Of course in the "Industry" , I wouldn't say Copy Pasting is bad as the clients want |
I see copy and pasting as very bad.
(Edit: not sure I'm thinking of copy and paste in quite the same sense?)
There are times when it's expedient to copy and paste a little bit, to hit a deadline. But under normal circumstances, any significant bit of code should be factored out into a common library and then used in all the places it's needed. While this takes a little bit more time in the short term, it pays off in the mid to long term.
(Copying small bits of functions doesn't count, esp. if their routine. I assume, of course, that no bit of code is copied if it is not fully understood.)
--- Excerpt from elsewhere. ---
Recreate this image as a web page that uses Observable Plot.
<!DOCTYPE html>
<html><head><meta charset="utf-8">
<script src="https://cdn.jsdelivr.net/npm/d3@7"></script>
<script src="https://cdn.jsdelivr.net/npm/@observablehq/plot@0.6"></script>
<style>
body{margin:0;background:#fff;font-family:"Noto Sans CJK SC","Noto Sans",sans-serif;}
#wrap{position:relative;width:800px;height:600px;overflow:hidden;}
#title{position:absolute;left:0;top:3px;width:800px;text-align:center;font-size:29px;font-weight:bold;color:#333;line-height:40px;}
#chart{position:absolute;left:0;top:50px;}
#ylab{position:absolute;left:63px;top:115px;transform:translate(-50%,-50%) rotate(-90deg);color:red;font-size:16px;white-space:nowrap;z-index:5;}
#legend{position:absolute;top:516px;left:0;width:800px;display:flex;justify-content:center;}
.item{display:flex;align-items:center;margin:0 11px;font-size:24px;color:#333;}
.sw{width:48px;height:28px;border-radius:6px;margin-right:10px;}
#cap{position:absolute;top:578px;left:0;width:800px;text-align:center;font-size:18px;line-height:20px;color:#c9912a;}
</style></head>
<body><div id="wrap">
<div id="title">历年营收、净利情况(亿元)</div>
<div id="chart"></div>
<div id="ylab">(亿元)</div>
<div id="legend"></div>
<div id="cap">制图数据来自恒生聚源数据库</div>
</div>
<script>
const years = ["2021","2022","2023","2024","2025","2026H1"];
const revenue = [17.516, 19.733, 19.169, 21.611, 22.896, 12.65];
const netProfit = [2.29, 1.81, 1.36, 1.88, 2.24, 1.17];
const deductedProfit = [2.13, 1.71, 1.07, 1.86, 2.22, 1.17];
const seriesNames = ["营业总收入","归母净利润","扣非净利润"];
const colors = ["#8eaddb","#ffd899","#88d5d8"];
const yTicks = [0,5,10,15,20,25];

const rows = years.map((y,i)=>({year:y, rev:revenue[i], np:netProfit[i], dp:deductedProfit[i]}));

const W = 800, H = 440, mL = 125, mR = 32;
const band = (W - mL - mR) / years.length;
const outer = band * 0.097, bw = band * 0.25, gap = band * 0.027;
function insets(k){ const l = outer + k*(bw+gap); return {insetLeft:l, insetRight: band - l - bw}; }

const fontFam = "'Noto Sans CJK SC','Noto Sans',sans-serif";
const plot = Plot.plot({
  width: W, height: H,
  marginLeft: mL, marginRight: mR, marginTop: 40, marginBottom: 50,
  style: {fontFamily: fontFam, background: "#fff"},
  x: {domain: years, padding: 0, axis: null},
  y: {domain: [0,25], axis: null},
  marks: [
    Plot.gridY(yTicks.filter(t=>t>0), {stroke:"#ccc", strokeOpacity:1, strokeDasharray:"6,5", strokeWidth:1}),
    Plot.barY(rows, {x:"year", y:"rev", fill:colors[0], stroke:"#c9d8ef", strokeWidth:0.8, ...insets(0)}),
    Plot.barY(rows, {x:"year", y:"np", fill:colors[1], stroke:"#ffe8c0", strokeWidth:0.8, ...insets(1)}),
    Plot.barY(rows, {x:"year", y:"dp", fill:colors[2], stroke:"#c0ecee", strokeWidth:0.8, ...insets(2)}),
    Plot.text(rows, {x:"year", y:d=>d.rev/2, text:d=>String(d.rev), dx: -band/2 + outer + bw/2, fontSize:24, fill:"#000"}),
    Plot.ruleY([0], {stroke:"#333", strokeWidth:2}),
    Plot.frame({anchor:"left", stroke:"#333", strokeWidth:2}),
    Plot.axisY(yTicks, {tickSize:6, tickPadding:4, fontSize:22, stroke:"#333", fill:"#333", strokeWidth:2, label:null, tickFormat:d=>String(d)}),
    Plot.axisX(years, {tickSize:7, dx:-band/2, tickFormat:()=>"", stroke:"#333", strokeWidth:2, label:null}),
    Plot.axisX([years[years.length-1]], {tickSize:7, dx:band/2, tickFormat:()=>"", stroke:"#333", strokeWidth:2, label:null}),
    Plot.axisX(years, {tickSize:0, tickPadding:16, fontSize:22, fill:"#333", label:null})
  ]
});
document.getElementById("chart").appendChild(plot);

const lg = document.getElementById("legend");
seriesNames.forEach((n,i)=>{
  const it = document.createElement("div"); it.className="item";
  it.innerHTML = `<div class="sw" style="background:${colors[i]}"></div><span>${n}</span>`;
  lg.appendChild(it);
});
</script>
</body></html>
Of course, copy and pasting does go on. But when you've been tasked to propagate a fix to all copies of a defective paste a few times, you learn not to do it.
Andy
PS The reason limited copy and paste would be acceptable near a deadline is that it could require less rebuilding. Any full rebuild would, of course, require full retesting.
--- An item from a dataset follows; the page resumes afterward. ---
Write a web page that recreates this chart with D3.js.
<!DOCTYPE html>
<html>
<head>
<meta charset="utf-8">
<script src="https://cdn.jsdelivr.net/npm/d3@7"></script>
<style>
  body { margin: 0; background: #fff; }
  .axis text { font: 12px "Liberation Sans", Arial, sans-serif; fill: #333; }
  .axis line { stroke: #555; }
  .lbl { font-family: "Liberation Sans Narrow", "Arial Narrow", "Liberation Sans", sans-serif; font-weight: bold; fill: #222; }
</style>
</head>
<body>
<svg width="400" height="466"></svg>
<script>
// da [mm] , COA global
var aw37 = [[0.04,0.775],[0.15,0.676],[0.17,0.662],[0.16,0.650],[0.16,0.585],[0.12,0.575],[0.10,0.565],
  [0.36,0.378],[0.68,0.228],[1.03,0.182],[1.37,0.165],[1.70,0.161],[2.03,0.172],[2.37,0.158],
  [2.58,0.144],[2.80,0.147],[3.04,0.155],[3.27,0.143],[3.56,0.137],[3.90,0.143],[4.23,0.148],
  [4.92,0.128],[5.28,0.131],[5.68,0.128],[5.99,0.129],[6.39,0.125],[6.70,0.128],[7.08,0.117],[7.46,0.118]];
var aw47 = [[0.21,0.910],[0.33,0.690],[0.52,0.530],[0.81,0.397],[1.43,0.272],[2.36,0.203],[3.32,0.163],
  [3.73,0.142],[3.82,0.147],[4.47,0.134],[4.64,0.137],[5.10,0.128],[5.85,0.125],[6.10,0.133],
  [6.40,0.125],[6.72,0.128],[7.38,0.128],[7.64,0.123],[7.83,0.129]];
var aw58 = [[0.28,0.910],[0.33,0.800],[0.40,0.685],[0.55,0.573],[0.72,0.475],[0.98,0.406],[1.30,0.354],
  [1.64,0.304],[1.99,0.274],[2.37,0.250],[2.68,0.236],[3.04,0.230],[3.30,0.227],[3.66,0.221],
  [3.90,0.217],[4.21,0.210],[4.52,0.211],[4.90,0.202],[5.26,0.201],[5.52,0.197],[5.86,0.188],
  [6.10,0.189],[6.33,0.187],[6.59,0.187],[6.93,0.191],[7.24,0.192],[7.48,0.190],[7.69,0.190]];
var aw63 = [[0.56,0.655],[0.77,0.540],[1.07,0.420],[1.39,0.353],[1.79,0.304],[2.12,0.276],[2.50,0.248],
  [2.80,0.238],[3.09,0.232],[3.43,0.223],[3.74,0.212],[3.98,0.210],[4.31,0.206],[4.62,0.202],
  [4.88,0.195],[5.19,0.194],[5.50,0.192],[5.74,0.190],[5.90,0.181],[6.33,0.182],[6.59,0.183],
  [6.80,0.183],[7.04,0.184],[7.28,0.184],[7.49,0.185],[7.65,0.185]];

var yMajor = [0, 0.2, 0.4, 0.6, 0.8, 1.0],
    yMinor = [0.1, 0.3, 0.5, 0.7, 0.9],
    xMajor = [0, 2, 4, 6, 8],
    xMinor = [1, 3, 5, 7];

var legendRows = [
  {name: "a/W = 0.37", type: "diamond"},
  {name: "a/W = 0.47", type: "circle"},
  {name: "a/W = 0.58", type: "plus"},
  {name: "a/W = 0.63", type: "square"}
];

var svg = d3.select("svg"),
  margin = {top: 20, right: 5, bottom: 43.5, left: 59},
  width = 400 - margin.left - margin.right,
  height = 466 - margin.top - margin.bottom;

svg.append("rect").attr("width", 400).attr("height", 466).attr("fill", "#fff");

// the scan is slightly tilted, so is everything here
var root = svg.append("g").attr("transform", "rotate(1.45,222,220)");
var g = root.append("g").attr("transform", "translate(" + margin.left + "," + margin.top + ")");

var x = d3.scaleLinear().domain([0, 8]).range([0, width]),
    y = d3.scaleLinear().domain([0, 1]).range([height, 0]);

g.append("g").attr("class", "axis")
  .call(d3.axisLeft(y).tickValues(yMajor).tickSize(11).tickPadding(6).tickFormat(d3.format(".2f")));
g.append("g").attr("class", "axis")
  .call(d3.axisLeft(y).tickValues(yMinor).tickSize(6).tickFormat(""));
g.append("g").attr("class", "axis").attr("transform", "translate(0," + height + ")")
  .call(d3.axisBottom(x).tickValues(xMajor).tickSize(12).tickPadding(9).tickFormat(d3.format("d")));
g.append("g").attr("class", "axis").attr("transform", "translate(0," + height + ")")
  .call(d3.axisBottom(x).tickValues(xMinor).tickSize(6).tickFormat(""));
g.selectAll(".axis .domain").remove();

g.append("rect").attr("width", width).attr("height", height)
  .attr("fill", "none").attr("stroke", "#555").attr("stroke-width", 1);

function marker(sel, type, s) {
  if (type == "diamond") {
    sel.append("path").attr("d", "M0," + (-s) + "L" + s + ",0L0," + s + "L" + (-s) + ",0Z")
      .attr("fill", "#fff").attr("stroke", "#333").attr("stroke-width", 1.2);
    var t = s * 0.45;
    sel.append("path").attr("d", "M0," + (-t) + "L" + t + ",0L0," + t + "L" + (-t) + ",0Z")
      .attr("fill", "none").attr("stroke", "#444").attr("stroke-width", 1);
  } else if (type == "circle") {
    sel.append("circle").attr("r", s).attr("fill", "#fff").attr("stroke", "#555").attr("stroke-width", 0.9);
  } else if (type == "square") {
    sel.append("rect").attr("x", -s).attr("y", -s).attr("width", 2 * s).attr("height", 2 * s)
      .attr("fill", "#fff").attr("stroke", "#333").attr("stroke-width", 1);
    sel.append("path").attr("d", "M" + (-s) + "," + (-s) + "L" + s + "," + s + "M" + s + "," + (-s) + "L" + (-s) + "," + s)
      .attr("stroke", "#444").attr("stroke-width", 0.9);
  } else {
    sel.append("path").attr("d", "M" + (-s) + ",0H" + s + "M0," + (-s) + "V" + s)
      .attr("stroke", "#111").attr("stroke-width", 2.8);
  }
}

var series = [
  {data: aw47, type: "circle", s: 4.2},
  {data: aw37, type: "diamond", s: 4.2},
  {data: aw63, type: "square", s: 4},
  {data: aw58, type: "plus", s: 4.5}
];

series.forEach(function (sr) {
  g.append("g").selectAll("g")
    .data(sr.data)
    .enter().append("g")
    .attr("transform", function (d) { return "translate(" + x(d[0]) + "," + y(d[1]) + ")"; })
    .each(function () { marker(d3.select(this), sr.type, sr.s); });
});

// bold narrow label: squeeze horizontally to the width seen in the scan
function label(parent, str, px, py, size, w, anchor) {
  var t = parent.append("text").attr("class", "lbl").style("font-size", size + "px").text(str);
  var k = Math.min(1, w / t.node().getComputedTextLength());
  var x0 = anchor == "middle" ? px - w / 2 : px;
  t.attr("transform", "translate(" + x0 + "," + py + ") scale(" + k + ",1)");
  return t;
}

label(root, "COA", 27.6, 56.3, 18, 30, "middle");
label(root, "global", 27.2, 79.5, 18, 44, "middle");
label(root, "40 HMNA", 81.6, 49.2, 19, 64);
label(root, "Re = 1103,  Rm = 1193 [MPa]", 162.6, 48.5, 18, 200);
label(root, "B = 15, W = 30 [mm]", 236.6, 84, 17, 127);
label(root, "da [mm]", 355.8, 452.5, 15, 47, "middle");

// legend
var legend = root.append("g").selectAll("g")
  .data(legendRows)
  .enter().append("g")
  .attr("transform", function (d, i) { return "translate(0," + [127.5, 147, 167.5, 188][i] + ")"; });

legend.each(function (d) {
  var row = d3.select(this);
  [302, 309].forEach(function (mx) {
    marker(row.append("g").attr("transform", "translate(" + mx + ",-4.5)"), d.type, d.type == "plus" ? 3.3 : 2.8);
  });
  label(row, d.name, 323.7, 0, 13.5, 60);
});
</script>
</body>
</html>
For example, you have a function which is already being used in only one DLL/shared object but at the last moment, you find you need the same code to fix a problem in another module. Ideally you would factor the code out into the appropriate shared library and rebuild everything. But if you've already unit tested everything, you only really want to rebuild and unit test the module you fixed. So you copy and paste the required bit of code.
But what you also do, as soon as you ship, is repair the library before moving on to work on the next release of the application (if there is going to be one).
Note that I where I've worked, the unit in unit test usually mean an API (i.e. the external calls of a module). Though we do also use some lower level unit tests which work against a class or function, or group of them.